**Challenge**
Look through the material and tally each line bearing the word "that". Give only the total.

**Records for this task**
%%

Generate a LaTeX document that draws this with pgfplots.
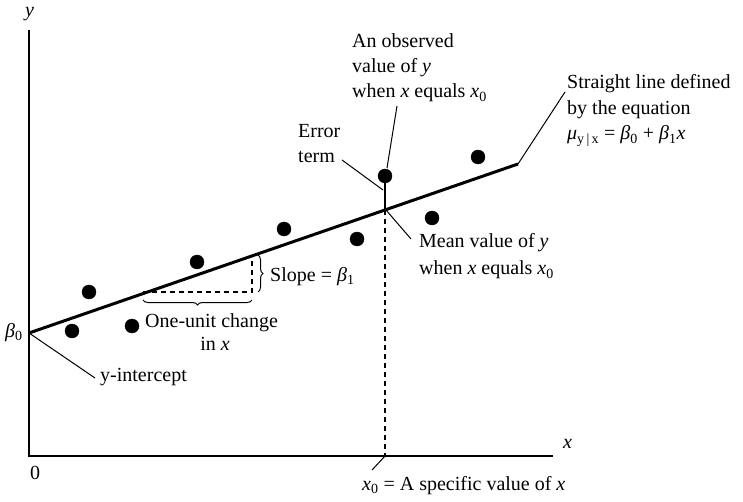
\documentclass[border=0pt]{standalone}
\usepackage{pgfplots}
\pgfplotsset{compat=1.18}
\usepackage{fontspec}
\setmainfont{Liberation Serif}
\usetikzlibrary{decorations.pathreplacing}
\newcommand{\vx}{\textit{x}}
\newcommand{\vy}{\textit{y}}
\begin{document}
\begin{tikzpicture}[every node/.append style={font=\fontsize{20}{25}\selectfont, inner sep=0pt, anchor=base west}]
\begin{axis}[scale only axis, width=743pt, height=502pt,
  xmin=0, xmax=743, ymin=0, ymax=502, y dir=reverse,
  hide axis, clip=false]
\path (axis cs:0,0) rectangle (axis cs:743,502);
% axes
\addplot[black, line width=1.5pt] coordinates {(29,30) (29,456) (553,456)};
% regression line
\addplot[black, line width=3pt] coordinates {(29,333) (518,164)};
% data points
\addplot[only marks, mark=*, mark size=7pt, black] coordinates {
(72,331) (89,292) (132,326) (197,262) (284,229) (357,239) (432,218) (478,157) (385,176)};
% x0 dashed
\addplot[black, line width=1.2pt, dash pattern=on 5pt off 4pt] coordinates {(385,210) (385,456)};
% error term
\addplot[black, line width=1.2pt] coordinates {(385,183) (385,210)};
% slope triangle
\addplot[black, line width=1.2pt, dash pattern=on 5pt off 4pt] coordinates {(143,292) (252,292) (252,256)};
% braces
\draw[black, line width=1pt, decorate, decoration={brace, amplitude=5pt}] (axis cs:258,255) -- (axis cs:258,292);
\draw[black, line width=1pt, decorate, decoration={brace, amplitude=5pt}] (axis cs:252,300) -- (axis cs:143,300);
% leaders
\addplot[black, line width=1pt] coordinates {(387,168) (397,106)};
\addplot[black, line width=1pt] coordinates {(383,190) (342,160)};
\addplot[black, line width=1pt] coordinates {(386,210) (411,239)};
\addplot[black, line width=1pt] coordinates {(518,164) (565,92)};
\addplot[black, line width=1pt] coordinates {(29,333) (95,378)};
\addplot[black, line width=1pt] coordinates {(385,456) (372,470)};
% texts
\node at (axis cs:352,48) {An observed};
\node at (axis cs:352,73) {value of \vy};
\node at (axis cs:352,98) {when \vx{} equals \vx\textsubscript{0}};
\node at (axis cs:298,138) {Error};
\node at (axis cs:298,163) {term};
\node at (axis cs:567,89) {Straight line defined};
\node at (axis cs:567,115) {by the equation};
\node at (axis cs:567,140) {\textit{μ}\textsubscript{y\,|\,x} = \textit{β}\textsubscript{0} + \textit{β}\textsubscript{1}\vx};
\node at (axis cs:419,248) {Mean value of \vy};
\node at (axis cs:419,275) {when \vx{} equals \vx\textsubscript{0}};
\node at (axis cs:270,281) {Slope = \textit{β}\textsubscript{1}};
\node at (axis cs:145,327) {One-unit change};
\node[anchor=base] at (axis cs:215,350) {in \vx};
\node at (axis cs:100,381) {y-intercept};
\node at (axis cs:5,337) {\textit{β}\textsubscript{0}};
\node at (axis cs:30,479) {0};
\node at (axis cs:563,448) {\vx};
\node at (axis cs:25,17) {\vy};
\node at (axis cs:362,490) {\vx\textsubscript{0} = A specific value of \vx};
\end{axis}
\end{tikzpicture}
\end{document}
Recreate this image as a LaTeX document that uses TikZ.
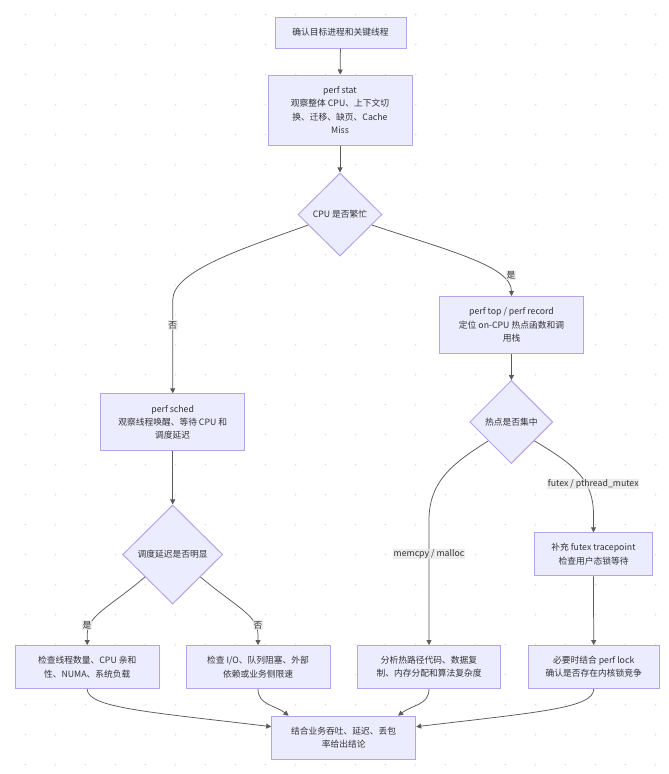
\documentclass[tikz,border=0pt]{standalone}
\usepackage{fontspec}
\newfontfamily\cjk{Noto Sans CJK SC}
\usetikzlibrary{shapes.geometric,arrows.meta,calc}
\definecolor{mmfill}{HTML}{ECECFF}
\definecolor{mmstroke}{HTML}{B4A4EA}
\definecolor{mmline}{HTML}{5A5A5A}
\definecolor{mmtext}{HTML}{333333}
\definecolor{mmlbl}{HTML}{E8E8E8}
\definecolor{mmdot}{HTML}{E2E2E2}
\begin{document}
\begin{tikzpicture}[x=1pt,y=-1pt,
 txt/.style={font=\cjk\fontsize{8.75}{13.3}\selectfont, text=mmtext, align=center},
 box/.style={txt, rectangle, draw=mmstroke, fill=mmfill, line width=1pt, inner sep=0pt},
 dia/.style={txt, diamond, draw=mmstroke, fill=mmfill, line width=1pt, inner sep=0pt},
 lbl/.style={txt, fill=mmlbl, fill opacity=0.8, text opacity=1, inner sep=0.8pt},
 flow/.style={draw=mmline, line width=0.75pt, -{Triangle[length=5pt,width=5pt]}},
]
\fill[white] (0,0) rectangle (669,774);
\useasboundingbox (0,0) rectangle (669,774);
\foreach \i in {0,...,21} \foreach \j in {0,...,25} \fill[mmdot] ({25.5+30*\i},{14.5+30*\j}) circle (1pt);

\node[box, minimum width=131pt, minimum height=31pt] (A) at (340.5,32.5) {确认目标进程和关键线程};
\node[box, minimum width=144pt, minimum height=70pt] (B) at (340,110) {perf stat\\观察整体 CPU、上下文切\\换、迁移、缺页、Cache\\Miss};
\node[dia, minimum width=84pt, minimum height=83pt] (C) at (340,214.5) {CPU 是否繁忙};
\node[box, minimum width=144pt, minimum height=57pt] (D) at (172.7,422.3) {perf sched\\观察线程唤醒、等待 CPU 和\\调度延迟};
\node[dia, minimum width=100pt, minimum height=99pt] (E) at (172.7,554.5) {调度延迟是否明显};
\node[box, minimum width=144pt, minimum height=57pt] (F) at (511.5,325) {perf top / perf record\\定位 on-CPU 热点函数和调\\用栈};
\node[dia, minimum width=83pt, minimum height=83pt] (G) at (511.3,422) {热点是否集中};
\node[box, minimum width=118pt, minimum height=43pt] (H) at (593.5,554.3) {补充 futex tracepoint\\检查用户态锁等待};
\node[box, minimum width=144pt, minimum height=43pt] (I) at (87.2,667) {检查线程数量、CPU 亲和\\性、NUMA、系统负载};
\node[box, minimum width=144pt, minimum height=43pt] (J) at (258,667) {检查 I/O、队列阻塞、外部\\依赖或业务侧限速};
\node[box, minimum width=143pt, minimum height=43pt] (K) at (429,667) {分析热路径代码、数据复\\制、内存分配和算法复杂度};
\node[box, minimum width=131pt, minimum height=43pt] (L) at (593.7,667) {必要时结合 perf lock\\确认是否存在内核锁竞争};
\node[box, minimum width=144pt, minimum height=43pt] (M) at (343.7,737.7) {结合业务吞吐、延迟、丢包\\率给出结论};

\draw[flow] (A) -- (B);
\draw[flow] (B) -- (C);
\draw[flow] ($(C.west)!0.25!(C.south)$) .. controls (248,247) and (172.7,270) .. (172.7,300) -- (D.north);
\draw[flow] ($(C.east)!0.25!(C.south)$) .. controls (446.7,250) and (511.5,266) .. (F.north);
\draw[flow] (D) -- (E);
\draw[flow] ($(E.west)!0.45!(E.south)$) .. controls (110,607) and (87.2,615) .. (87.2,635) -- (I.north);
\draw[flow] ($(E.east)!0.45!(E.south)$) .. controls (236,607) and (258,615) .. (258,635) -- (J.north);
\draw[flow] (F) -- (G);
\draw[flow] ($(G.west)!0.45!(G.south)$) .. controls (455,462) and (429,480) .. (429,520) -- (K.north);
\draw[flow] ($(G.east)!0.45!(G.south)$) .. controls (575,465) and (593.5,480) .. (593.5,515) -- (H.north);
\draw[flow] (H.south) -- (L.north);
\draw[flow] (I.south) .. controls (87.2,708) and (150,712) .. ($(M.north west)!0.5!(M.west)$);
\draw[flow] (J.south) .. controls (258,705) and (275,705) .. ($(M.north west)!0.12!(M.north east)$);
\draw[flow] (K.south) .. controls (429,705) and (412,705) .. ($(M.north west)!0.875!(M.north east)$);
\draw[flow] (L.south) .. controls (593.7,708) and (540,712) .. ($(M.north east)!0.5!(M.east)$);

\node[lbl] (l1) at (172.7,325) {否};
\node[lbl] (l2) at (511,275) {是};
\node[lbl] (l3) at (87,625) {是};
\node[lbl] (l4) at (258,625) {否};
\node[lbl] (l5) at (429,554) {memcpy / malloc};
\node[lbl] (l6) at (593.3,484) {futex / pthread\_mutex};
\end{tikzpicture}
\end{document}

%%

**Answer to this exercise**
2